OP - Isso facilita na hora de apostar em novos nomes, novas histórias...

João - Existe um interesse por experimentar coisas novas. O que já é dado com certo não é tão interessante quanto fazer uma coisa que não se sabe exatamente o que vai dar. É muito mais atraente. Trabalho com atores que acho que são talentosos. Eu arrisco, quando eu acredito, eu vou fundo. Tenho tido sorte nessa busca.

 

OP - Mas esse “correr por fora” dificulta a circulação do seu trabalho Brasil afora?

João - Tenho tido diversas experiências, com algumas eu consigo circular mais, com outras menos. O teatro, principalmente no eixo Rio-São Paulo, virou uma coisa muito de produtores. O artista perdeu muito do protagonismo para a produção. Os produtores conhecem o mercado e têm contato com os diretores de marketing das empresas. O protagonismo agora é de quem tem um contato financeiro. E essas pessoas querem investir no que tem garantia de sucesso. Isso dificulta achar quem patrocine simplesmente pela qualidade artística. É uma empreitada em que a gente já sai com certa desvantagem.

 

OP - O jeito de olhar o Nordeste mudou nas produções artísticas no eixo Sul-Sudeste?

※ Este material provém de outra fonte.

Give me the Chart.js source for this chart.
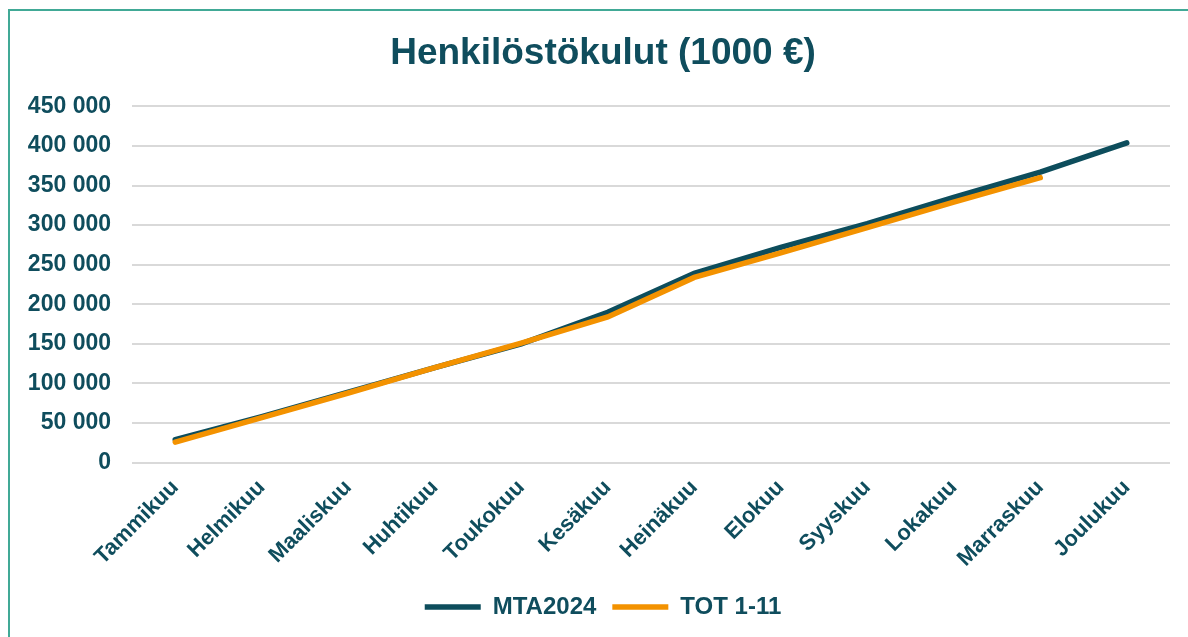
<!DOCTYPE html>
<html>
<head>
<meta charset="utf-8">
<script src="https://cdn.jsdelivr.net/npm/chart.js@4"></script>
<style>
    body { margin: 0; background: #fff; overflow: hidden; }
    .frame {
        position: absolute; left: 8px; top: 9px; width: 1200px; height: 660px;
        border: 2px solid #41a996; box-sizing: border-box;
    }
    #chart { position: absolute; left: 0; top: 0; }
</style>
</head>
<body>
<div class="frame"></div>
<canvas id="chart" width="1188" height="637"></canvas>
<script>
var months = ["Tammikuu", "Helmikuu", "Maaliskuu", "Huhtikuu", "Toukokuu", "Kesäkuu",
    "Heinäkuu", "Elokuu", "Syyskuu", "Lokakuu", "Marraskuu", "Joulukuu"];
var mta2024 = [29000, 58000, 89000, 120000, 150000, 190000, 239000, 272000, 302000, 335000, 367000, 404000];
var tot111 = [26000, 57000, 88000, 120000, 151000, 184000, 234000, 265000, 297000, 329000, 360000];

var textColor = '#0f4d5d';
var font = 'Liberation Sans, Arial, sans-serif';

function fmt(v) {
    return String(v).replace(/\B(?=(\d{3})+(?!\d))/g, ' ');
}

var ctx = document.getElementById('chart').getContext('2d');
var myChart = new Chart(ctx, {
    type: 'line',
    data: {
        labels: months,
        datasets: [{
            label: 'MTA2024',
            data: mta2024,
            borderColor: '#0d4d5c',
            backgroundColor: '#0d4d5c',
            borderWidth: 5.5,
            borderCapStyle: 'round',
            pointRadius: 0,
            order: 1
        }, {
            label: 'TOT 1-11',
            data: tot111,
            borderColor: '#f39200',
            backgroundColor: '#f39200',
            borderWidth: 5.5,
            borderCapStyle: 'round',
            pointRadius: 0,
            order: 0
        }]
    },
    options: {
        responsive: false,
        animation: false,
        layout: { padding: { left: 36, right: 18, top: 0, bottom: 8 } },
        plugins: {
            title: {
                display: true,
                text: 'Henkilöstökulut (1000 €)',
                color: textColor,
                font: { family: font, size: 37, weight: 'bold' },
                padding: { top: 32, bottom: 30 }
            },
            legend: {
                position: 'bottom',
                labels: {
                    color: textColor,
                    font: { family: font, size: 24, weight: 'bold' },
                    usePointStyle: true,
                    pointStyle: 'line',
                    pointStyleWidth: 56,
                    padding: 16,
                    sort: function(a, b) { return a.datasetIndex - b.datasetIndex; }
                }
            },
            tooltip: { enabled: false }
        },
        scales: {
            x: {
                offset: true,
                afterFit: function(scale) { scale.height += 3; },
                grid: { display: false },
                border: { display: false },
                ticks: {
                    color: textColor,
                    font: { family: font, size: 22, weight: 'bold' },
                    minRotation: 45,
                    maxRotation: 45,
                    padding: 4
                }
            },
            y: {
                min: 0,
                max: 450000,
                afterFit: function(scale) {
                    scale.width = 96;
                    // labels stick out left of the axis box, don't clip them
                    scale._computeLabelArea = function() {};
                },
                grid: { color: '#d9d9d9', lineWidth: 2, drawTicks: false },
                border: { display: false },
                ticks: {
                    stepSize: 50000,
                    color: textColor,
                    font: { family: font, size: 23, weight: 'bold' },
                    padding: 21,
                    callback: function(v) { return fmt(v); }
                }
            }
        }
    }
});
</script>
</body>
</html>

João - O Brasil é muito grande e acho que hoje, com a internet e todas as facilidades de contato, estamos percebendo melhor as diferenças entre as regiões. Acho que essa diferença tem sido valorizada. Claro que podia ser ainda mais, é muito ruim ver coisas pasteurizadas. Atualmente o Nordeste influencia muito mais do que é influenciado. Tem uma evolução muito própria, apesar de ainda haver discriminação com a região. O Nordeste ainda precisa ter um crescimento econômico real para a gente poder estar um pouco mais de igual para igual (com Sul-Sudeste).

 

OP - O que você quer montar que ainda não realizou?

João - Eu nunca sei exatamente o que eu vou montar. Alguma coisa me inspira. Aí eu sempre busco o contato com as pessoas e, por isso, estou gostando desse trabalho de formação como esse (realizado pelo artista no Porto Iracema). Estou descobrindo outras experiências, nunca tinha dado aula, e está sendo bom descobrir grupos de artistas de diferentes partes do Brasil.